L’homme à été nommé en 2003 par Nicolas Sarkozy à la tête de l’Observatoire national de la délinquance. Il recueille les statistiques. Et les ressorts comme bon lui semble, à savoir via la police dans un étonnant communiqué deux jours avant l’élection, où, bien évidemment, on précise que la délinquance en France a fortement baissé. Des statistiques, M. Bauer en a plein ses tiroirs, semble t-il, puisque ses bureaux ont été perquisitionnés dans le cadre de l’affaire Clearstream. Maître du Grand Orient et bibliothécaire sécuritaire, on ne voit pas de contradiction dans le beau monde de M. Sarkozy.
Mais il n’y a pas que les francs-maçons à aller chercher comme suppporters ou futurs collègues de travail. Il y aussi d’autres liens possibles. Les clubs (le Rotary Club de Neuilly, bel exemple aussi, on y croise un assez beau linge) ou les "think thanks", ces "groupes d’experts" pour résumer ce concept flou. Parmi ceux qu’affectionne M. Sarkozy, le Forum Carolus, créé par François Loos, ministre de l’Industrie depuis 2005. Un polytechnicien du Bas-Rhin, région votant en majorité à droite depuis toujours. Un laboratoire d’idées, le Forum Carolus, confié à Henri de Grossouvre, gaulliste tendance Chevénement et grand ami d’un sénateur du Haut-Rhin, Jean Marie Bockel... socialiste tendance "fort à droite"... et homme pressenti pour faire partie d’un gouvernement sarkozien à qui il donnerait une forme de légitimité d’ouverture. Un étiqueté "maire sécuritaire de gauche" ( il est maire de Mulhouse) qui ferait un très bon Besson bis. En fait, il dirige une ville gangrênée par les idées du Front national, qui faisait déjàt des scores de 30% dès 1995. Les Mulhousiens on voté électroniquement aux deux tours, un autre dada sarkozien, hérité de la pratique de George Bush, grand gagnant de deux élections... volées. Dans la ville du "socialiste" (plus pour très longtemps) Bockel, on a voté à 57,56% pour Sarkozy. Un reportage du lundi sur TF1 prévoyait déjà l’intronisation de Bockel au sein de l’équipe de ministres de Nicolas Sarkozy. A mon humble avis, ce n’est plus qu’une question d’heures. Il parle déjà au Figaro comme Besson . Un cheval de Troie déjà connu au Sénat . Il n’a plus qu’à rejoindre Lambert et Blanc.

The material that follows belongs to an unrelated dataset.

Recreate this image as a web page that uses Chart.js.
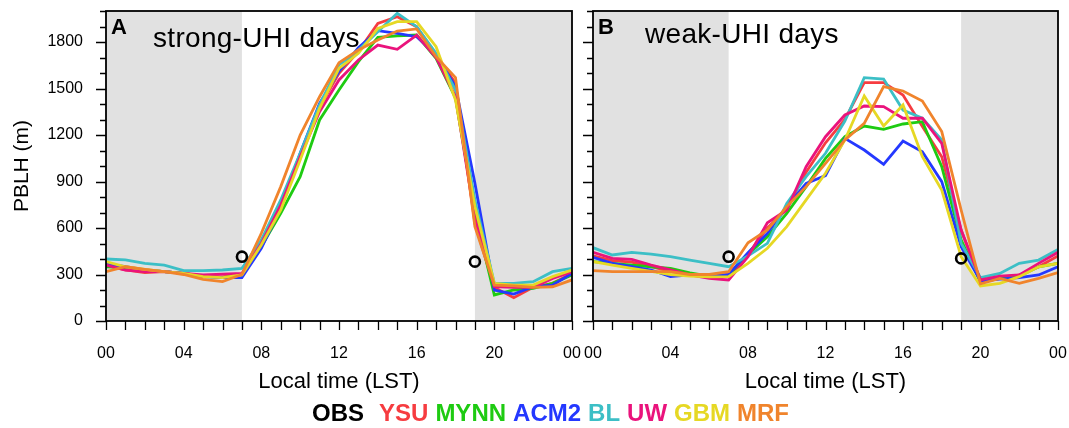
<!DOCTYPE html>
<html>
<head>
<meta charset="utf-8">
<script src="https://cdn.jsdelivr.net/npm/chart.js@4.4.1/dist/chart.umd.min.js"></script>
<style>
  html, body { margin: 0; padding: 0; background: #fff; }
  #wrap { position: relative; width: 1069px; height: 428px; overflow: hidden; }
  canvas { position: absolute; top: 0; }
  #chartA { left: 0; }
  #chartB { left: 575px; }
  #legend { position: absolute; left: 312px; top: 401px; font: bold 24px "Liberation Sans", Arial, sans-serif;
            line-height: 24px; white-space: nowrap; }
  #legend span { margin-right: 7px; }
  #legend span.obs { margin-right: 15px; }
</style>
</head>
<body>
<div id="wrap">
  <canvas id="chartA" width="590" height="400"></canvas>
  <canvas id="chartB" width="494" height="400"></canvas>
  <div id="legend"></div>
</div>
<script>
// hours of the day, 00 LST to next 00 LST
const hours = [0, 1, 2, 3, 4, 5, 6, 7, 8, 9, 10, 11, 12, 13, 14, 15, 16, 17, 18, 19, 20, 21, 22, 23, 24];
const xTickLabels = ['00', '04', '08', '12', '16', '20', '00'];
const yTickLabels = [0, 300, 600, 900, 1200, 1500, 1800];
const nightSpans = [[0, 7], [19, 24]];

const schemes = ['YSU', 'MYNN', 'ACM2', 'BL', 'UW', 'GBM', 'MRF'];
const schemeColors = ['#f63c40', '#1ecb12', '#2438ff', '#3cbfc6', '#ea137c', '#e6d824', '#f0842c'];

// strong-UHI days (panel A), PBLH in m
const strongYSU  = [360, 330, 312, 318, 307, 290, 285, 300, 520, 748, 1070, 1380, 1598, 1740, 1920, 1963, 1899, 1716, 1533, 630, 217, 150, 217, 243, 307];
const strongMYNN = [350, 345, 330, 318, 307, 290, 280, 300, 480, 695, 931, 1297, 1490, 1673, 1830, 1839, 1845, 1695, 1440, 695, 168, 200, 211, 243, 297];
const strongACM2 = [370, 350, 330, 318, 307, 286, 280, 280, 469, 730, 1082, 1404, 1610, 1763, 1873, 1856, 1834, 1716, 1512, 888, 200, 174, 221, 232, 307];
const strongBL   = [400, 394, 372, 361, 325, 325, 329, 340, 523, 781, 1082, 1394, 1652, 1748, 1867, 1985, 1899, 1727, 1490, 781, 243, 243, 254, 318, 340];
const strongUW   = [361, 329, 318, 318, 307, 297, 303, 307, 500, 748, 1060, 1350, 1555, 1684, 1780, 1753, 1845, 1700, 1447, 660, 221, 217, 217, 275, 318];
const strongGBM  = [383, 350, 333, 318, 307, 286, 280, 297, 490, 716, 1039, 1372, 1630, 1727, 1888, 1931, 1931, 1770, 1426, 738, 243, 232, 232, 286, 329];
const strongMRF  = [318, 350, 333, 318, 300, 269, 254, 300, 566, 867, 1200, 1447, 1667, 1748, 1813, 1871, 1884, 1705, 1570, 609, 232, 226, 217, 221, 265];

// weak-UHI days (panel B)
const weakYSU  = [420, 390, 380, 350, 320, 300, 285, 300, 430, 600, 720, 960, 1150, 1300, 1538, 1538, 1458, 1254, 1060, 587, 260, 275, 297, 350, 420];
const weakMYNN = [383, 372, 361, 350, 340, 310, 290, 290, 430, 544, 695, 867, 1049, 1189, 1258, 1237, 1271, 1286, 996, 523, 250, 275, 290, 350, 372];
const weakACM2 = [411, 372, 350, 329, 286, 297, 290, 300, 440, 565, 740, 888, 938, 1178, 1103, 1011, 1161, 1092, 899, 480, 260, 270, 280, 297, 350];
const weakBL   = [473, 426, 443, 432, 415, 393, 372, 350, 420, 501, 759, 931, 1082, 1290, 1570, 1561, 1361, 1308, 1168, 501, 280, 307, 372, 393, 462];
const weakUW   = [443, 404, 398, 361, 330, 297, 275, 265, 415, 634, 716, 996, 1189, 1329, 1387, 1383, 1308, 1308, 1146, 587, 265, 290, 297, 372, 443];
const weakGBM  = [383, 360, 340, 320, 300, 290, 285, 286, 372, 469, 609, 781, 953, 1168, 1452, 1258, 1394, 1060, 845, 415, 226, 243, 286, 350, 372];
const weakMRF  = [325, 318, 318, 318, 318, 300, 300, 318, 505, 587, 738, 867, 1017, 1168, 1275, 1512, 1484, 1419, 1222, 716, 240, 275, 243, 275, 312];

// OBS (only 07 and 19 LST)
const obsHours  = [7, 19];
const strongOBS = [415, 383];
const weakOBS   = [415, 404];

const FONT = '"Liberation Sans", Arial, Helvetica, sans-serif';

// shaded night, box frame, tick marks, panel labels
const panelDecor = {
  id: 'panelDecor',
  beforeDatasetsDraw(chart) {
    const { ctx, chartArea: a, scales: { x } } = chart;
    ctx.save();
    ctx.fillStyle = '#e1e1e1';
    nightSpans.forEach(([s, e]) => {
      const x0 = x.getPixelForValue(s), x1 = x.getPixelForValue(e);
      ctx.fillRect(x0, a.top, x1 - x0, a.bottom - a.top);
    });
    ctx.restore();
  },
  afterDraw(chart, args, opts) {
    const { ctx, chartArea: a, scales: { x, y } } = chart;
    ctx.save();
    ctx.strokeStyle = '#000';
    ctx.lineWidth = 1.3;
    ctx.beginPath();
    x.ticks.forEach(t => {
      const px = Math.round(x.getPixelForValue(t.value)) + 0.5;
      ctx.moveTo(px, a.bottom);
      ctx.lineTo(px, a.bottom + 9);
    });
    y.ticks.forEach(t => {
      const py = Math.round(y.getPixelForValue(t.value)) + 0.5;
      const len = yTickLabels.includes(t.value) ? 10 : 6;
      ctx.moveTo(a.left, py);
      ctx.lineTo(a.left - len, py);
    });
    ctx.stroke();
    ctx.lineWidth = 1.8;
    ctx.strokeRect(a.left, a.top, a.right - a.left, a.bottom - a.top);

    ctx.fillStyle = '#000';
    ctx.textBaseline = 'alphabetic';
    ctx.font = 'bold 22px ' + FONT;
    ctx.fillText(opts.letter, a.left + 5, a.top + 23);
    ctx.font = '28px ' + FONT;
    ctx.letterSpacing = '0.3px';
    ctx.fillText(opts.title, a.left + opts.titleDx, a.top + opts.titleDy);
    ctx.restore();
  }
};

function makeDatasets(series, obs) {
  const sets = series.map((vals, i) => ({
    label: schemes[i],
    data: hours.map((h, k) => ({ x: h, y: vals[k] })),
    borderColor: schemeColors[i],
    backgroundColor: schemeColors[i],
    borderWidth: 2.8,
    pointRadius: 0,
    tension: 0,
    order: schemes.length - i
  }));
  sets.push({
    label: 'OBS',
    data: obsHours.map((h, k) => ({ x: h, y: obs[k] })),
    showLine: false,
    pointRadius: 5,
    pointBorderWidth: 2.6,
    pointBorderColor: '#000',
    pointBackgroundColor: 'rgba(0,0,0,0)',
    order: 0
  });
  return sets;
}

function makeChart(id, series, obs, panel) {
  const showY = panel.letter === 'A';
  return new Chart(document.getElementById(id), {
    type: 'line',
    data: { datasets: makeDatasets(series, obs) },
    plugins: [panelDecor],
    options: {
      responsive: false,
      animation: false,
      devicePixelRatio: 1,
      layout: { padding: { top: 11, right: panel.padRight, left: 0, bottom: 0 } },
      plugins: {
        legend: { display: false },
        tooltip: { enabled: false },
        panelDecor: panel
      },
      scales: {
        x: {
          type: 'linear',
          min: 0, max: 24,
          grid: { display: false, drawTicks: false },
          border: { display: false },
          ticks: {
            stepSize: 1, autoSkip: false, maxRotation: 0, padding: 23,
            color: '#000', font: { family: FONT, size: 16 },
            callback: v => (v % 4 === 0 ? xTickLabels[v / 4] : '')
          },
          title: {
            display: true, text: 'Local time (LST)', color: '#000',
            font: { family: FONT, size: 22 }, padding: { top: 0, bottom: 5 }
          },
          afterFit: s => { s.height = 79; s.paddingLeft = 0; s.paddingRight = 0; }
        },
        y: {
          min: 0, max: 2000,
          grid: { display: false, drawTicks: false },
          border: { display: false },
          ticks: {
            stepSize: 100, autoSkip: false, padding: 23,
            color: '#000', font: { family: FONT, size: 16 },
            callback: v => (showY && yTickLabels.includes(v) ? String(v) : '')
          },
          title: {
            display: showY, text: 'PBLH (m)', color: '#000',
            font: { family: FONT, size: 21 }, padding: { top: 10, bottom: 0 }
          },
          afterFit: s => { s.width = panel.yWidth; s.paddingTop = 0; s.paddingBottom = 0; }
        }
      }
    }
  });
}

makeChart('chartA',
  [strongYSU, strongMYNN, strongACM2, strongBL, strongUW, strongGBM, strongMRF], strongOBS,
  { letter: 'A', title: 'strong-UHI days', titleDx: 47, titleDy: 36, padRight: 18, yWidth: 106 });
makeChart('chartB',
  [weakYSU, weakMYNN, weakACM2, weakBL, weakUW, weakGBM, weakMRF], weakOBS,
  { letter: 'B', title: 'weak-UHI days', titleDx: 52, titleDy: 32, padRight: 11, yWidth: 18 });

// legend row: coloured scheme names
const legend = document.getElementById('legend');
[['OBS', '#000']].concat(schemes.map((s, i) => [s, schemeColors[i]])).forEach(([name, col], i) => {
  const sp = document.createElement('span');
  sp.textContent = name;
  sp.style.color = col;
  if (i === 0) sp.className = 'obs';
  legend.appendChild(sp);
});
</script>
</body>
</html>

Voilà donc comment, au nom de l’ouverture, on va fabriquer un gouvernement qui puisera certes à gauche, mais dont le seul point commun tournera autour des questions qui ont amené le Front national à un niveau jamais atteint, jusqu’au hold-up sarkozien de cette élection présidentielle. En résumé, on aura bien dans le gouvernement Sarkozy-Fillon des hommes de gauche. Mais ceux-là, ça fait bien longtemps qu’ils ne le sont plus vraiment. La gauche s’est fait piéger par le sentiment sécuritaire, et n’a pas su y répondre à temps. Lors des tous premiers débats citoyens de madame Royal, dont un à Lille, il a fallu qu’elle empoigne le micro pour qu’on cesse de la railler sur l’encadrement militaire des jeunes délinquants. Elle avait été ensuite applaudie. Trop tard.